Os meus dias são sempre muito cheios. O trabalho obriga-me a usar todas as minhas competências mentais de planeamento, antecipação e agilidade na resolução de problemas. Depois do trabalho e dentro do tempo que me sobra fora dele, preciso ser capaz de dar resposta ás inúmeras tarefas que fazem parte da vida, o que também me exige organização e planeamento. Tenho listas de tarefas para não me esquecer de nada e uso lembretes para a maioria delas. Pelo meio há sempre lugar a imprevistos, aquelas coisas que surgem e que acabamos por ter que encaixar também no meio das rotinas. Quando dou por mim estou a deitar-me na cama exausta. Quando dou por mim passaram-se dias, semanas, sem que tenha tido uma hora de silêncio onde eu me permita verdadeiramente existir fora do mundo e das suas fortes correntes. Por isso, domingos como este são uma benção da vida, são como pequenos presentes, balões de oxigénio que me ajudam a respirar e a reconectar com aquilo que é verdadeiramente essencial: Eu!
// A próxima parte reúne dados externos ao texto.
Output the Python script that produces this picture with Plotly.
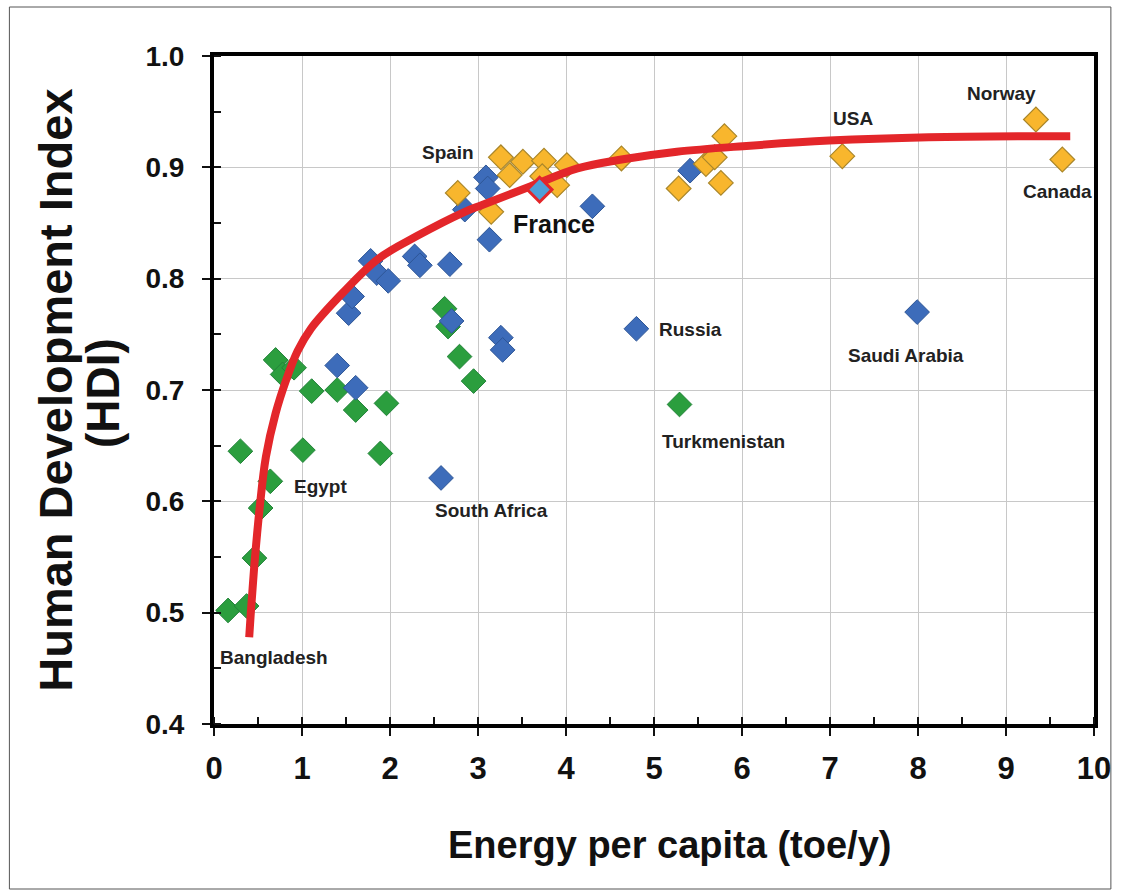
import plotly.graph_objects as go

# ---- data ----
green_x = [0.16, 0.37, 0.46, 0.53, 0.64, 0.30, 0.70, 0.78, 0.91, 1.11, 1.01, 1.40, 1.61, 1.96, 1.89,
           2.62, 2.66, 2.79, 2.95, 5.29]
green_y = [0.502, 0.506, 0.549, 0.594, 0.618, 0.645, 0.727, 0.714, 0.720, 0.699, 0.646, 0.700, 0.682, 0.688, 0.643,
           0.773, 0.757, 0.730, 0.708, 0.687]

blue_x = [1.40, 1.61, 1.53, 1.57, 1.78, 1.85, 1.98, 2.28, 2.34, 2.68, 2.70, 2.58, 2.85, 3.09, 3.11, 3.13,
          3.26, 3.28, 4.30, 5.41, 4.80, 7.99]
blue_y = [0.722, 0.702, 0.769, 0.784, 0.816, 0.805, 0.798, 0.820, 0.812, 0.813, 0.762, 0.621, 0.862, 0.891, 0.881, 0.835,
          0.747, 0.736, 0.865, 0.897, 0.755, 0.770]

orange_x = [2.77, 3.15, 3.26, 3.36, 3.51, 3.75, 3.73, 3.90, 4.01, 4.63, 5.28, 5.59, 5.69, 5.80, 5.76,
            7.14, 9.34, 9.64]
orange_y = [0.877, 0.860, 0.909, 0.893, 0.905, 0.906, 0.892, 0.884, 0.902, 0.908, 0.881, 0.903, 0.909, 0.928, 0.886,
            0.910, 0.943, 0.907]

france_x = [3.70]
france_y = [0.880]

curve_x = [0.40, 0.42, 0.46, 0.52, 0.59, 0.70, 0.82, 0.95, 1.10, 1.46, 1.87, 2.30, 2.85, 3.04, 3.60,
           4.13, 4.63, 5.26, 6.01, 6.99, 8.12, 9.73]
curve_y = [0.478, 0.502, 0.544, 0.595, 0.640, 0.679, 0.709, 0.735, 0.755, 0.787, 0.818, 0.838, 0.860, 0.866, 0.883,
           0.899, 0.907, 0.914, 0.919, 0.924, 0.927, 0.928]

label_text = ["Spain", "USA", "Norway", "Canada", "Russia", "Saudi Arabia", "Turkmenistan",
              "Egypt", "South Africa", "Bangladesh"]
label_x = [2.66, 7.26, 8.95, 9.58, 5.41, 7.86, 5.79, 1.21, 3.15, 0.68]
label_y = [0.913, 0.944, 0.966, 0.878, 0.754, 0.731, 0.654, 0.613, 0.592, 0.460]

x_ticks = list(range(0, 11))
y_ticks = [0.4, 0.5, 0.6, 0.7, 0.8, 0.9, 1.0]
y_tick_text = ["0.4", "0.5", "0.6", "0.7", "0.8", "0.9", "1.0"]

# ---- styles ----
SANS = "Liberation Sans, Arial, sans-serif"
MSIZE = 19

fig = go.Figure()
fig.add_trace(go.Scatter(x=green_x, y=green_y, mode="markers",
                         marker=dict(symbol="diamond", size=MSIZE, color="#2b9e3e",
                                     line=dict(color="#23833a", width=1))))
fig.add_trace(go.Scatter(x=blue_x, y=blue_y, mode="markers",
                         marker=dict(symbol="diamond", size=MSIZE, color="#3d6cba",
                                     line=dict(color="#2e5696", width=1))))
fig.add_trace(go.Scatter(x=orange_x, y=orange_y, mode="markers",
                         marker=dict(symbol="diamond", size=MSIZE, color="#f8b62d",
                                     line=dict(color="#a9862a", width=1.2))))
fig.add_trace(go.Scatter(x=curve_x, y=curve_y, mode="lines", line_shape="spline",
                         line=dict(color="#e3262a", width=8)))
fig.add_trace(go.Scatter(x=france_x, y=france_y, mode="markers",
                         marker=dict(symbol="diamond", size=MSIZE, color="#4f9fd8",
                                     line=dict(color="#e3262a", width=3))))

for t, x, y in zip(label_text, label_x, label_y):
    fig.add_annotation(x=x, y=y, text=t, showarrow=False, xanchor="center", yanchor="middle",
                       font=dict(family=SANS, size=19, color="#222222", weight="bold"))
fig.add_annotation(x=3.86, y=0.849, text="France", showarrow=False, xanchor="center", yanchor="middle",
                   font=dict(family=SANS, size=25, color="#111111", weight="bold"))

# axis titles as annotations (paper coords relative to plot area)
fig.add_annotation(xref="paper", yref="paper", x=(55 - 214) / 886, y=0.499,
                   text="Human Development Index", textangle=-90, showarrow=False,
                   xanchor="center", yanchor="middle",
                   font=dict(family=SANS, size=47, color="#111111", weight="bold"))
fig.add_annotation(xref="paper", yref="paper", x=(103 - 214) / 886, y=0.495,
                   text="(HDI)", textangle=-90, showarrow=False,
                   xanchor="center", yanchor="middle",
                   font=dict(family=SANS, size=46, color="#111111", weight="bold"))
fig.add_annotation(xref="paper", yref="paper", x=(673 - 214) / 886, y=(724 - 845) / 668,
                   text="Energy per capita (toe/y)", showarrow=False,
                   xanchor="center", yanchor="middle",
                   font=dict(family=SANS, size=38, color="#111111", weight="bold"))

# outer thin frame
fig.add_shape(type="rect", xref="paper", yref="paper",
              x0=(8 - 214) / 886, x1=(1117 - 214) / 886,
              y0=(724 - 889) / 668, y1=(724 - 7) / 668,
              line=dict(color="#555555", width=1), fillcolor="rgba(0,0,0,0)", layer="below")

fig.update_xaxes(range=[0, 10], tickvals=x_ticks, ticks="outside", ticklen=8, tickwidth=1.5,
                 tickcolor="#111", showgrid=True, gridcolor="#c8c8c8", gridwidth=1,
                 showline=True, linecolor="#000", linewidth=4, mirror=True, zeroline=False,
                 tickfont=dict(family=SANS, size=31, color="#111", weight="bold"),
                 ticklabelstandoff=6,
                 minor=dict(dtick=0.5, ticks="inside", ticklen=7, tickcolor="#111", showgrid=False))
fig.update_yaxes(range=[0.4, 1.0], tickvals=y_ticks, ticktext=y_tick_text, ticks="outside", ticklen=8,
                 tickwidth=1.5, tickcolor="#111", showgrid=True, gridcolor="#c8c8c8", gridwidth=1,
                 showline=True, linecolor="#000", linewidth=4, mirror=True, zeroline=False,
                 tickfont=dict(family=SANS, size=28, color="#111", weight="bold"),
                 ticklabelstandoff=12,
                 minor=dict(dtick=0.05, ticks="inside", ticklen=7, tickcolor="#111", showgrid=False))

fig.update_layout(width=1123, height=894, showlegend=False,
                  margin=dict(l=214, r=23, t=56, b=170),
                  paper_bgcolor="white", plot_bgcolor="white")

fig.write_html("out.html", config={"displayModeBar": False},
               post_script="document.body.style.margin='0';document.body.style.overflow='hidden';")
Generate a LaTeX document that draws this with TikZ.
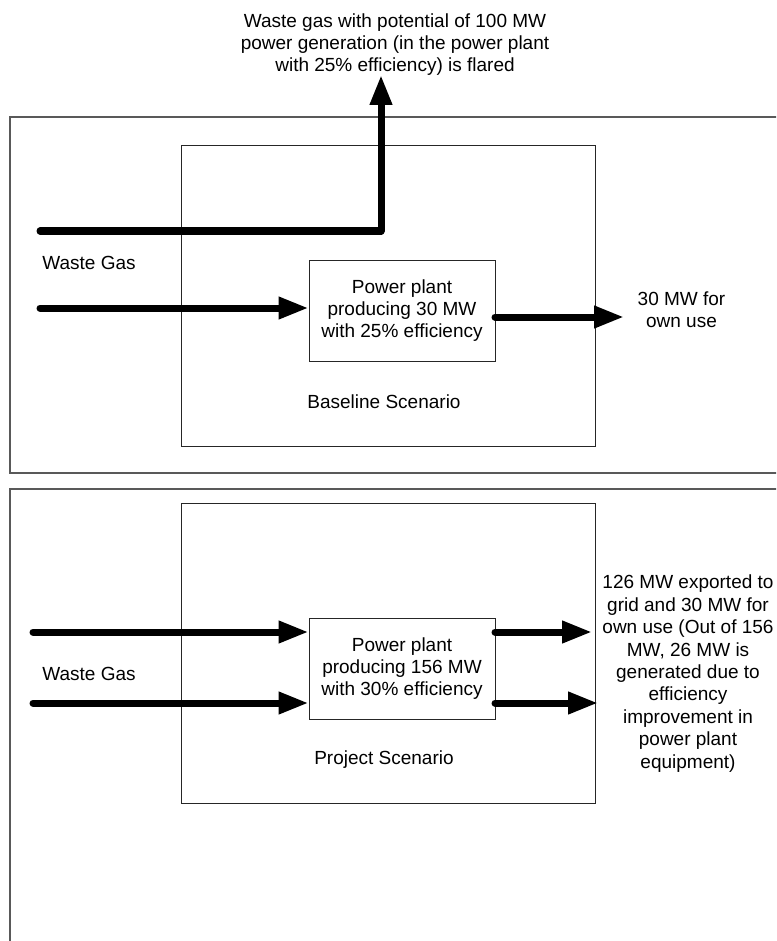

Se há coisa que aprendi nos últimos anos é que se Eu não existir, se não tiver lugar para ser, para expandir, para respirar, não me vale de nada ter vida. Se não houver lugar para o Eu, sou só um montinho de carne e ossos, a passear pelo mundo, tal e qual um robot programado para funcionar de forma automática e desprovida de consciência. E é nos silêncios destes dias que eu encontro o meu Eu. É no vazio destes dias, nas tréguas da vida e do mundo, que eu descubro a verdadeira vida que existe dentro de mim. Por vezes os silêncios acontecem na solidão, mas também há os dias em que os silêncios acontecem no meio das pessoas que nos são mais queridas, que ressoam connosco e que nos fazem sentir em casa. Sentir-se vazio não significa que nos falta alguma coisa: isso é necessidade ou carência. Estar vazio é precisamente sentir que não precisamos de nada, que estamos em paz e que o Universo está na sua ordem perfeita.


Então, o meu conselho é que não tenham medo do vazio ou do silêncio. Não tenham medo de tirar um dia para se desligarem da vida ou para se ligarem àquilo ou àqueles que mais alegria e paz vos trazem. Permitam que o vosso coração se acalme e a vossa mente se desligue. Permitam que quem vocês são emerja das profundezas do vosso ser e se manifeste. Acreditem que terem tempo para Ser, com tudo o que isso implica, não é um luxo, é o vosso direito divino. Terem tempo para estar em silêncio, em paz, vazios de preocupações, tarefas e responsabilidades; terem tempo para estar com aqueles que vos expandem e vos fazem sentir em casa; terem tempo para fazer aquilo que vos espicaça a criatividade e trás alegria e realização à vida, não é um luxo, é o vosso direito divino. É o vosso direito a serem mais que um monte de carne e ossos, a serem mais que robots, sombras de existência, marionetas da vida. Pessoas, tudo isto é vosso por direito, por isso façam bom uso dele e, já agora, não se sintam culpados quando o fizerem.